#### The data

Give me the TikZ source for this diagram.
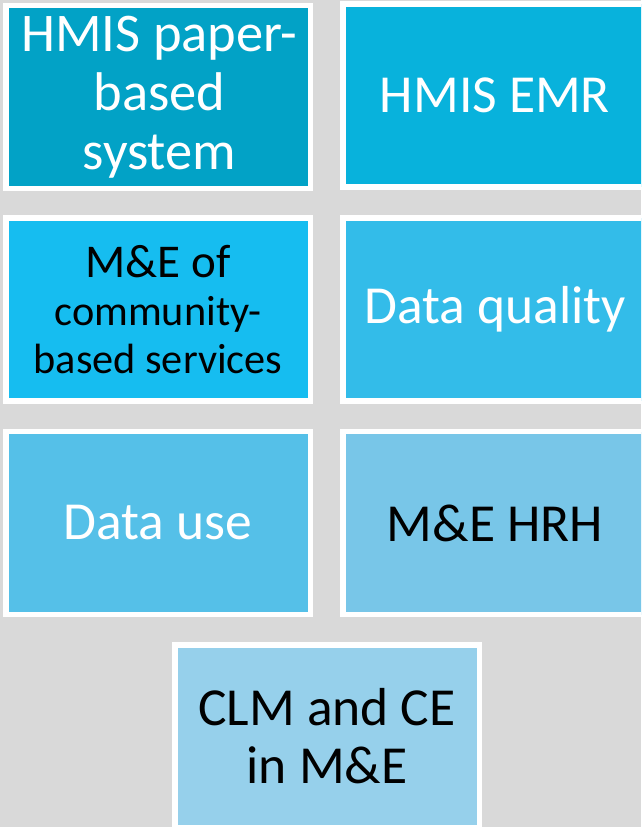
\documentclass[tikz,border=0pt]{standalone}
\usepackage{fontspec}
\setmainfont{Carlito}
\definecolor{bg}{HTML}{D9D9D9}
\definecolor{cA}{HTML}{02A2C6}
\definecolor{cB}{HTML}{08B2DC}
\definecolor{cC}{HTML}{16BDF0}
\definecolor{cD}{HTML}{33BCE9}
\definecolor{cE}{HTML}{55C0E8}
\definecolor{cF}{HTML}{78C6E8}
\definecolor{cG}{HTML}{96D0EB}
\tikzset{
  tile/.style={draw=white, line width=5.5pt, rectangle, minimum width=304.5pt, minimum height=183pt, inner sep=0pt, align=center},
  big/.style={font=\fontsize{53.5}{58}\selectfont},
  top/.style={font=\fontsize{54.5}{59}\selectfont},
  mid/.style={font=\fontsize{42.3}{48}\selectfont},
}
\begin{document}
\begin{tikzpicture}[x=1pt,y=-1pt]
\useasboundingbox (0,0) rectangle (641,827);
\clip (0,0) rectangle (641,827);
\fill[bg] (0,0) rectangle (641,827);
\node[tile, fill=cA, text=white, top] (paper) at (158,97) {\hspace*{3pt}HMIS paper-\\\hspace*{3pt}based\\\hspace*{3pt}system};
\node[tile, fill=cB, text=white, big] (emr) at (495,95.5) {HMIS EMR};
\node[tile, fill=cC, text=black, mid] (comm) at (158,309.5) {{\fontsize{47}{48}\selectfont M\&E of}\\community-\\based services};
\node[tile, fill=cD, text=white, big] (quality) at (495,309.5) {Data quality};
\node[tile, fill=cE, text=white, big] (use) at (158,523) {Data use};
\node[tile, fill=cF, text=black, big] (hrh) at (495,523) {M\&E HRH};
\node[tile, fill=cG, text=black, big] (clm) at (327,736.5) {CLM and CE\\in M\&E};
\end{tikzpicture}
\end{document}
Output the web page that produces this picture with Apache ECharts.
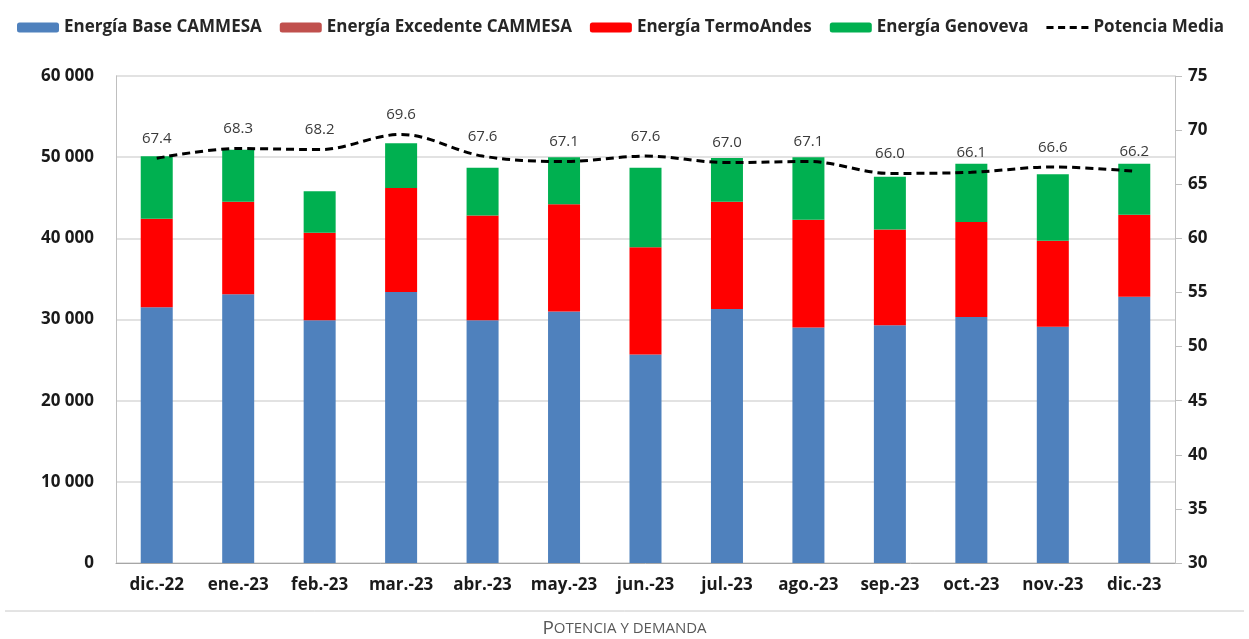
<!DOCTYPE html>
<html><head><meta charset="utf-8">
<script src="https://cdn.jsdelivr.net/npm/echarts@6/dist/echarts.min.js"></script>
<style>html,body{margin:0;padding:0;background:#fff}#c{width:1249px;height:639px}</style>
</head><body><div id="c"></div>
<script>
const categories = ['dic.-22','ene.-23','feb.-23','mar.-23','abr.-23','may.-23','jun.-23','jul.-23','ago.-23','sep.-23','oct.-23','nov.-23','dic.-23'];
const baseCammesa = [31500,33100,29900,33400,29900,31000,25700,31300,29000,29300,30300,29100,32800];
const excedenteCammesa = [0,0,0,0,0,0,0,0,0,0,0,0,0];
const termoAndes = [10900,11400,10800,12800,12900,13200,13200,13200,13300,11800,11700,10600,10100];
const genoveva = [7700,6400,5100,5500,5900,5800,9800,5400,7700,6500,7200,8200,6300];
const potenciaMedia = [67.4,68.3,68.2,69.6,67.6,67.1,67.6,67.0,67.1,66.0,66.1,66.6,66.2];
const leftTicks = [0,10000,20000,30000,40000,50000,60000];
const rightTicks = [30,35,40,45,50,55,60,65,70,75];

const chart = echarts.init(document.getElementById('c'));
const FONT = 'Open Sans';
const axisLbl = {color:'#1a1a1a', fontWeight:'bold', fontSize:17, fontFamily:FONT};
const barW = 32;
chart.setOption({
  animation:false,
  textStyle:{fontFamily:FONT},
  legend:{
    top:14, left:12, itemWidth:42, itemHeight:10, itemGap:18,
    textStyle:{color:'#262626', fontSize:17, fontWeight:'bold', fontFamily:FONT},
    data:['Energía Base CAMMESA','Energía Excedente CAMMESA','Energía TermoAndes','Energía Genoveva',
      {name:'Potencia Media', icon:'path://M0,0H7V3H0Z M11.5,0H18.5V3H11.5Z M23,0H30V3H23Z M34.5,0H41.5V3H34.5Z', itemStyle:{color:'#000'}}]
  },
  grid:{left:116, right:74, top:76, bottom:76},
  xAxis:{type:'category', data:categories,
    axisLine:{lineStyle:{color:'#a6a6a6'}}, axisTick:{show:false},
    axisLabel:Object.assign({margin:14, interval:0}, axisLbl)},
  yAxis:[
    {type:'value', min:leftTicks[0], max:leftTicks[leftTicks.length-1], interval:10000,
     axisLine:{show:true, lineStyle:{color:'#bfbfbf'}}, axisTick:{show:false},
     splitLine:{lineStyle:{color:'#d9d9d9', width:1.5}},
     axisLabel:Object.assign({margin:22, formatter:v=>v===0?'0':String(v).replace(/\B(?=(\d{3})+(?!\d))/g,' ')}, axisLbl)},
    {type:'value', min:rightTicks[0], max:rightTicks[rightTicks.length-1], interval:5, position:'right',
     axisLine:{show:true, lineStyle:{color:'#bfbfbf'}}, axisTick:{show:true, length:7, lineStyle:{color:'#bfbfbf'}},
     splitLine:{show:false},
     axisLabel:Object.assign({margin:13}, axisLbl)}
  ],
  series:[
    {name:'Energía Base CAMMESA', type:'bar', stack:'e', barWidth:barW, data:baseCammesa, itemStyle:{color:'#4f81bd'}},
    {name:'Energía Excedente CAMMESA', type:'bar', stack:'e', barWidth:barW, data:excedenteCammesa, itemStyle:{color:'#c0504d'}},
    {name:'Energía TermoAndes', type:'bar', stack:'e', barWidth:barW, data:termoAndes, itemStyle:{color:'#ff0000'}},
    {name:'Energía Genoveva', type:'bar', stack:'e', barWidth:barW, data:genoveva, itemStyle:{color:'#00b050'}},
    {name:'Potencia Media', type:'line', yAxisIndex:1, data:potenciaMedia, smooth:0.35,
     symbol:'circle', symbolSize:0.01, showSymbol:true, z:5,
     lineStyle:{color:'#000', width:3, type:[8,5]}, itemStyle:{color:'#000'},
     label:{show:true, position:'top', distance:12, color:'#3a3a3a', fontSize:15, fontFamily:FONT, formatter:p=>p.value.toFixed(1)}}
  ],
  graphic:[
    {type:'line', shape:{x1:5, y1:611, x2:1244, y2:611}, style:{stroke:'#c8c8c8', lineWidth:1}},
    {type:'text', left:'center', top:619, style:{
      text:'{a|P}{b|OTENCIA Y DEMANDA}',
      rich:{a:{fontSize:19, fill:'#595959', fontFamily:FONT}, b:{fontSize:15, fill:'#595959', fontFamily:FONT}}}}
  ]
});
</script></body></html>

########

[Problem to work on]
Would you mind returning each entry above word for word, skipping the images?

[Response to the exercise]
Give me the TikZ source for this diagram.
\documentclass[tikz,border=0pt]{standalone}
\usepackage{fontspec}
\setmainfont{Carlito}
\definecolor{bg}{HTML}{D9D9D9}
\definecolor{cA}{HTML}{02A2C6}
\definecolor{cB}{HTML}{08B2DC}
\definecolor{cC}{HTML}{16BDF0}
\definecolor{cD}{HTML}{33BCE9}
\definecolor{cE}{HTML}{55C0E8}
\definecolor{cF}{HTML}{78C6E8}
\definecolor{cG}{HTML}{96D0EB}
\tikzset{
  tile/.style={draw=white, line width=5.5pt, rectangle, minimum width=304.5pt, minimum height=183pt, inner sep=0pt, align=center},
  big/.style={font=\fontsize{53.5}{58}\selectfont},
  top/.style={font=\fontsize{54.5}{59}\selectfont},
  mid/.style={font=\fontsize{42.3}{48}\selectfont},
}
\begin{document}
\begin{tikzpicture}[x=1pt,y=-1pt]
\useasboundingbox (0,0) rectangle (641,827);
\clip (0,0) rectangle (641,827);
\fill[bg] (0,0) rectangle (641,827);
\node[tile, fill=cA, text=white, top] (paper) at (158,97) {\hspace*{3pt}HMIS paper-\\\hspace*{3pt}based\\\hspace*{3pt}system};
\node[tile, fill=cB, text=white, big] (emr) at (495,95.5) {HMIS EMR};
\node[tile, fill=cC, text=black, mid] (comm) at (158,309.5) {{\fontsize{47}{48}\selectfont M\&E of}\\community-\\based services};
\node[tile, fill=cD, text=white, big] (quality) at (495,309.5) {Data quality};
\node[tile, fill=cE, text=white, big] (use) at (158,523) {Data use};
\node[tile, fill=cF, text=black, big] (hrh) at (495,523) {M\&E HRH};
\node[tile, fill=cG, text=black, big] (clm) at (327,736.5) {CLM and CE\\in M\&E};
\end{tikzpicture}
\end{document}
Output the web page that produces this picture with Apache ECharts.
<!DOCTYPE html>
<html><head><meta charset="utf-8">
<script src="https://cdn.jsdelivr.net/npm/echarts@6/dist/echarts.min.js"></script>
<style>html,body{margin:0;padding:0;background:#fff}#c{width:1249px;height:639px}</style>
</head><body><div id="c"></div>
<script>
const categories = ['dic.-22','ene.-23','feb.-23','mar.-23','abr.-23','may.-23','jun.-23','jul.-23','ago.-23','sep.-23','oct.-23','nov.-23','dic.-23'];
const baseCammesa = [31500,33100,29900,33400,29900,31000,25700,31300,29000,29300,30300,29100,32800];
const excedenteCammesa = [0,0,0,0,0,0,0,0,0,0,0,0,0];
const termoAndes = [10900,11400,10800,12800,12900,13200,13200,13200,13300,11800,11700,10600,10100];
const genoveva = [7700,6400,5100,5500,5900,5800,9800,5400,7700,6500,7200,8200,6300];
const potenciaMedia = [67.4,68.3,68.2,69.6,67.6,67.1,67.6,67.0,67.1,66.0,66.1,66.6,66.2];
const leftTicks = [0,10000,20000,30000,40000,50000,60000];
const rightTicks = [30,35,40,45,50,55,60,65,70,75];

const chart = echarts.init(document.getElementById('c'));
const FONT = 'Open Sans';
const axisLbl = {color:'#1a1a1a', fontWeight:'bold', fontSize:17, fontFamily:FONT};
const barW = 32;
chart.setOption({
  animation:false,
  textStyle:{fontFamily:FONT},
  legend:{
    top:14, left:12, itemWidth:42, itemHeight:10, itemGap:18,
    textStyle:{color:'#262626', fontSize:17, fontWeight:'bold', fontFamily:FONT},
    data:['Energía Base CAMMESA','Energía Excedente CAMMESA','Energía TermoAndes','Energía Genoveva',
      {name:'Potencia Media', icon:'path://M0,0H7V3H0Z M11.5,0H18.5V3H11.5Z M23,0H30V3H23Z M34.5,0H41.5V3H34.5Z', itemStyle:{color:'#000'}}]
  },
  grid:{left:116, right:74, top:76, bottom:76},
  xAxis:{type:'category', data:categories,
    axisLine:{lineStyle:{color:'#a6a6a6'}}, axisTick:{show:false},
    axisLabel:Object.assign({margin:14, interval:0}, axisLbl)},
  yAxis:[
    {type:'value', min:leftTicks[0], max:leftTicks[leftTicks.length-1], interval:10000,
     axisLine:{show:true, lineStyle:{color:'#bfbfbf'}}, axisTick:{show:false},
     splitLine:{lineStyle:{color:'#d9d9d9', width:1.5}},
     axisLabel:Object.assign({margin:22, formatter:v=>v===0?'0':String(v).replace(/\B(?=(\d{3})+(?!\d))/g,' ')}, axisLbl)},
    {type:'value', min:rightTicks[0], max:rightTicks[rightTicks.length-1], interval:5, position:'right',
     axisLine:{show:true, lineStyle:{color:'#bfbfbf'}}, axisTick:{show:true, length:7, lineStyle:{color:'#bfbfbf'}},
     splitLine:{show:false},
     axisLabel:Object.assign({margin:13}, axisLbl)}
  ],
  series:[
    {name:'Energía Base CAMMESA', type:'bar', stack:'e', barWidth:barW, data:baseCammesa, itemStyle:{color:'#4f81bd'}},
    {name:'Energía Excedente CAMMESA', type:'bar', stack:'e', barWidth:barW, data:excedenteCammesa, itemStyle:{color:'#c0504d'}},
    {name:'Energía TermoAndes', type:'bar', stack:'e', barWidth:barW, data:termoAndes, itemStyle:{color:'#ff0000'}},
    {name:'Energía Genoveva', type:'bar', stack:'e', barWidth:barW, data:genoveva, itemStyle:{color:'#00b050'}},
    {name:'Potencia Media', type:'line', yAxisIndex:1, data:potenciaMedia, smooth:0.35,
     symbol:'circle', symbolSize:0.01, showSymbol:true, z:5,
     lineStyle:{color:'#000', width:3, type:[8,5]}, itemStyle:{color:'#000'},
     label:{show:true, position:'top', distance:12, color:'#3a3a3a', fontSize:15, fontFamily:FONT, formatter:p=>p.value.toFixed(1)}}
  ],
  graphic:[
    {type:'line', shape:{x1:5, y1:611, x2:1244, y2:611}, style:{stroke:'#c8c8c8', lineWidth:1}},
    {type:'text', left:'center', top:619, style:{
      text:'{a|P}{b|OTENCIA Y DEMANDA}',
      rich:{a:{fontSize:19, fill:'#595959', fontFamily:FONT}, b:{fontSize:15, fill:'#595959', fontFamily:FONT}}}}
  ]
});
</script></body></html>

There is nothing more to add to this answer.